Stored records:
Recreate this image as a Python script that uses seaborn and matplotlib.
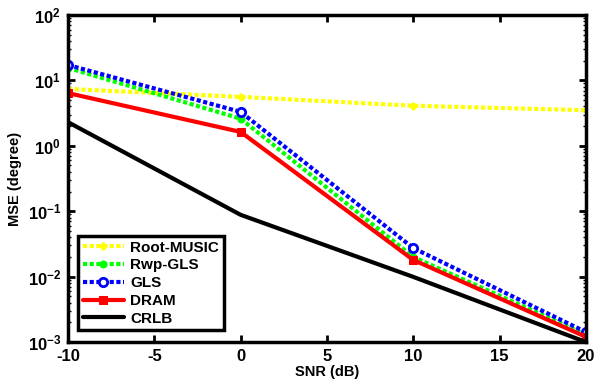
import numpy as np
import pandas as pd
import matplotlib
matplotlib.use("Agg")
import matplotlib.pyplot as plt
import seaborn as sns

# valeurs
snr = [-10, 0, 10, 20]
root_music = [7.4, 5.6, 4.1, 3.5]
rwp_gls = [15.5, 2.6, 0.020, 0.0013]
gls = [17.2, 3.3, 0.0273, 0.00142]
dram = [6.4, 1.63, 0.018, 0.0012]
crlb = [2.3, 0.088, 0.0099, 0.001]

sns.set_style("ticks", {"axes.edgecolor": "black", "xtick.color": "black",
                        "ytick.color": "black", "text.color": "black",
                        "axes.labelcolor": "black"})
plt.rcParams['font.family'] = ['Liberation Sans', 'DejaVu Sans']
plt.rcParams['font.weight'] = 'bold'
plt.rcParams['axes.labelweight'] = 'bold'
plt.rcParams['axes.unicode_minus'] = False

series = [
    ("Root-MUSIC", root_music, dict(color="#ffff00", linestyle=(0, (1, 0.6)), lw=3,
                                    marker="D", ms=4, mfc="#ffff00", mec="#ffff00")),
    ("Rwp-GLS", rwp_gls, dict(color="#00ff00", linestyle=(0, (1, 0.6)), lw=3,
                              marker="o", ms=5, mfc="#00ff00", mec="#00ff00")),
    ("GLS", gls, dict(color="#0000ff", linestyle=(0, (1, 0.6)), lw=3,
                      marker="o", ms=6, mfc="white", mec="#0000ff", mew=2)),
    ("DRAM", dram, dict(color="#ff0000", linestyle="-", lw=3,
                        marker="s", ms=5.5, mfc="#ff0000", mec="#ff0000")),
    ("CRLB", crlb, dict(color="black", linestyle="-", lw=3, marker=None)),
]

fig = plt.figure(figsize=(6.15, 3.88), dpi=100)
ax = fig.add_axes([0.1106, 0.1186, 0.842, 0.8427])

for name, vals, style in series:
    df = pd.DataFrame({"snr": snr, "mse": vals})
    sns.lineplot(data=df, x="snr", y="mse", ax=ax, label=name, **style)

ax.set_yscale("log")
ax.set_xlim(-10, 20)
ax.set_ylim(1e-3, 1e2)
ax.set_xticks([-10, -5, 0, 5, 10, 15, 20])
ax.set_xlabel("SNR (dB)", fontsize=10.5, labelpad=1)
ax.set_ylabel("MSE (degree)", fontsize=10.5, labelpad=4)
ax.tick_params(which="both", direction="in", top=True, right=True, labelsize=12)
ax.tick_params(which="major", length=5, width=2, pad=5)
ax.tick_params(which="minor", length=2.5, width=1)
for sp in ax.spines.values():
    sp.set_linewidth(2.5)
    sp.set_color("black")
for lab in ax.get_xticklabels() + ax.get_yticklabels():
    lab.set_fontweight("bold")

leg = ax.legend(loc="lower left", bbox_to_anchor=(0.005, 0.012), fontsize=11,
                handlelength=2.7, handletextpad=0.4, labelspacing=0.25,
                borderpad=0.3, fancybox=False, edgecolor="black", framealpha=1)
leg.get_frame().set_linewidth(2.5)
for t in leg.get_texts():
    t.set_fontweight("bold")

fig.savefig("out.png", dpi=100)
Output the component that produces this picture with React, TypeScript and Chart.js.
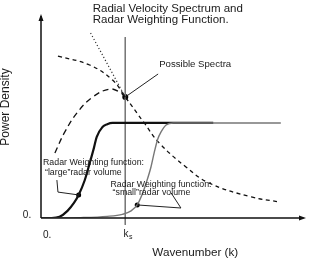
import React, { useEffect, useRef } from "react";
import { Chart, registerables } from "chart.js";

Chart.register(...registerables);

// ---- data (wavenumber units 0..100, power density units 0..100) ----
const K_S = 31.8;
const largeVolume: [number, number][] = [
  [0, 0], [4, 0], [7, 0.6], [10, 3.5], [12.5, 7.5], [14.2, 11.3], [16.5, 18.5],
  [18.4, 27], [20, 34.5], [21, 39.7], [23.2, 44.6], [25, 46], [27, 46.6], [65, 46.6],
];
const smallVolume: [number, number][] = [
  [0, 0], [15, 0.2], [25, 0.8], [30.7, 1.8], [34, 3.5], [36.3, 6.4], [38, 11],
  [39.7, 17.2], [41.5, 25], [42.7, 31.9], [44, 38.5], [45.3, 42.2], [47.2, 45.6],
  [50, 46.6], [90.5, 46.6],
];
const decayingSpectrum: [number, number][] = [
  [6.4, 79.4], [18.35, 75], [27, 67.6], [31.8, 59.3], [38.95, 46.6], [44.6, 36.8],
  [54.7, 25], [63.3, 17.2], [79.4, 10.3], [90.3, 7.8],
];
const peakedSpectrum: [number, number][] = [
  [5.24, 31.9], [9, 42.2], [13.86, 52], [19.5, 59.3], [25.8, 63.2], [29.6, 61.8], [31.8, 59.3],
];
const steepSpectrum: [number, number][] = [[18.7, 90.7], [31.8, 59.3]];
const ksLine: [number, number][] = [[K_S, 88.7], [K_S, -3.4]];
const markedPoints: [number, number][] = [[31.8, 59.3], [14.2, 11.3], [36.3, 6.4]];
const leaderSpectra: [number, number][] = [[31.8, 59.3], [44.2, 70.6]];
const leaderLarge: [number, number][] = [[6.0, 18.6], [6.4, 12.7], [14.2, 11.3]];
const leaderSmall: [number, number][] = [[36.3, 6.4], [52.8, 4.9], [49.1, 12.3]];
const titleLines = ["Radial Velocity Spectrum and", "Radar Weighting Function."];
const largeLabel = ["Radar Weighting function:", "\u201Clarge\u201Dradar volume"];
const smallLabel = ["Radar Weighting function:", "\u201Csmall\u201Dradar volume"];
const xTitle = "Wavenumber (k)";
const yTitle = "Power Density";
const zeroLabel = "0.";

const FONT = '"Liberation Sans", Arial, sans-serif';

const pts = (a: [number, number][]) => a.map(([x, y]) => ({ x, y }));

const drawPlugin = {
  id: "sketch",
  afterDatasetsDraw(chart: any) {
    const { ctx, scales } = chart;
    const X = (v: number) => scales.x.getPixelForValue(v);
    const Y = (v: number) => scales.y.getPixelForValue(v);
    ctx.save();
    // axes
    ctx.strokeStyle = "#111";
    ctx.fillStyle = "#111";
    ctx.lineWidth = 1.5;
    ctx.beginPath();
    ctx.moveTo(X(0), Y(0));
    ctx.lineTo(X(0), Y(99));
    ctx.moveTo(X(0), Y(0));
    ctx.lineTo(X(99), Y(0));
    ctx.stroke();
    // arrowheads
    ctx.beginPath();
    ctx.moveTo(X(0), Y(100));
    ctx.lineTo(X(0) - 2.5, Y(100) + 7);
    ctx.lineTo(X(0) + 2.5, Y(100) + 7);
    ctx.closePath();
    ctx.fill();
    ctx.beginPath();
    ctx.moveTo(X(100), Y(0));
    ctx.lineTo(X(100) - 7, Y(0) - 2.5);
    ctx.lineTo(X(100) - 7, Y(0) + 2.5);
    ctx.closePath();
    ctx.fill();

    // leaders
    ctx.lineWidth = 1;
    ctx.strokeStyle = "#222";
    [leaderSpectra, leaderLarge, leaderSmall].forEach((l) => {
      ctx.beginPath();
      l.forEach(([x, y], i) => (i ? ctx.lineTo(X(x), Y(y)) : ctx.moveTo(X(x), Y(y))));
      ctx.stroke();
    });

    // texts
    ctx.fillStyle = "#1a1a1a";
    ctx.textBaseline = "middle";
    ctx.textAlign = "left";
    ctx.font = `11.5px ${FONT}`;
    ctx.fillText(titleLines[0], X(19.5), Y(102.5));
    ctx.fillText(titleLines[1], X(19.5), Y(97.1));
    ctx.font = `9.6px ${FONT}`;
    ctx.fillText("Possible Spectra", X(44.6), Y(75.5));
    ctx.font = `8.8px ${FONT}`;
    ctx.fillText(largeLabel[0], X(0.75), Y(27));
    ctx.fillText(largeLabel[1], X(1.5), Y(22.5));
    ctx.fillText(smallLabel[0], X(26.2), Y(16.2));
    ctx.fillText(smallLabel[1], X(27), Y(12.3));
    ctx.font = `11.7px ${FONT}`;
    ctx.fillText(xTitle, X(42), Y(-17.2));
    ctx.font = `10px ${FONT}`;
    ctx.textAlign = "right";
    ctx.fillText(zeroLabel, X(-3.7), Y(1.5));
    ctx.textAlign = "left";
    ctx.fillText(zeroLabel, X(0.75), Y(-8.3));
    ctx.fillText("k", X(31.1), Y(-7.8));
    ctx.font = `7px ${FONT}`;
    ctx.fillText("s", X(31.1) + 5.5, Y(-7.8) + 3);
    // y title rotated, partly cut by the left edge
    ctx.save();
    ctx.translate(X(-12.2), Y(54.4));
    ctx.rotate(-Math.PI / 2);
    ctx.textAlign = "center";
    ctx.textBaseline = "alphabetic";
    ctx.font = `12px ${FONT}`;
    ctx.fillText(yTitle, 0, 0);
    ctx.restore();
    ctx.restore();
  },
};

export default function App() {
  const ref = useRef<HTMLCanvasElement | null>(null);
  useEffect(() => {
    document.body.style.margin = "0";
    const chart = new Chart(ref.current!, {
      type: "line",
      data: {
        datasets: [
          { data: pts(smallVolume), borderColor: "#777", borderWidth: 1.4, cubicInterpolationMode: "monotone" },
          { data: pts(largeVolume), borderColor: "#111", borderWidth: 2.2, cubicInterpolationMode: "monotone" },
          { data: pts(decayingSpectrum), borderColor: "#111", borderWidth: 1.3, borderDash: [4, 3.5], tension: 0.4 },
          { data: pts(peakedSpectrum), borderColor: "#111", borderWidth: 1.3, borderDash: [6, 4], tension: 0.4 },
          { data: pts(steepSpectrum), borderColor: "#333", borderWidth: 1.2, borderDash: [1.2, 2.2] },
          { data: pts(ksLine), borderColor: "#777", borderWidth: 1, clip: false as any },
          {
            data: pts(markedPoints), showLine: false, pointRadius: [3, 2.5, 2.5] as any,
            pointBackgroundColor: "#000", pointBorderWidth: 0, borderColor: "#000",
          },
        ] as any,
      },
      options: {
        responsive: false,
        animation: false,
        layout: { padding: { left: 41, top: 14, right: 2, bottom: 48 } },
        elements: { point: { radius: 0 }, line: { fill: false } },
        plugins: { legend: { display: false }, tooltip: { enabled: false } },
        scales: {
          x: { type: "linear", min: 0, max: 100, display: false },
          y: { type: "linear", min: 0, max: 100, display: false },
        },
      },
      plugins: [drawPlugin],
    });
    return () => chart.destroy();
  }, []);
  return (
    <div style={{ width: 310, height: 266, background: "#fff" }}>
      <canvas ref={ref} width={310} height={266} style={{ display: "block" }} />
    </div>
  );
}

WHAT YOU ARE ASKED TO DO
Write out word for word the lines above that run from the one with "Output the component" to the one with "Chart.register(...registerables);". Include both end lines; exclude the images.

THE ANSWER
Output the component that produces this picture with React, TypeScript and Chart.js.
import React, { useEffect, useRef } from "react";
import { Chart, registerables } from "chart.js";

Chart.register(...registerables);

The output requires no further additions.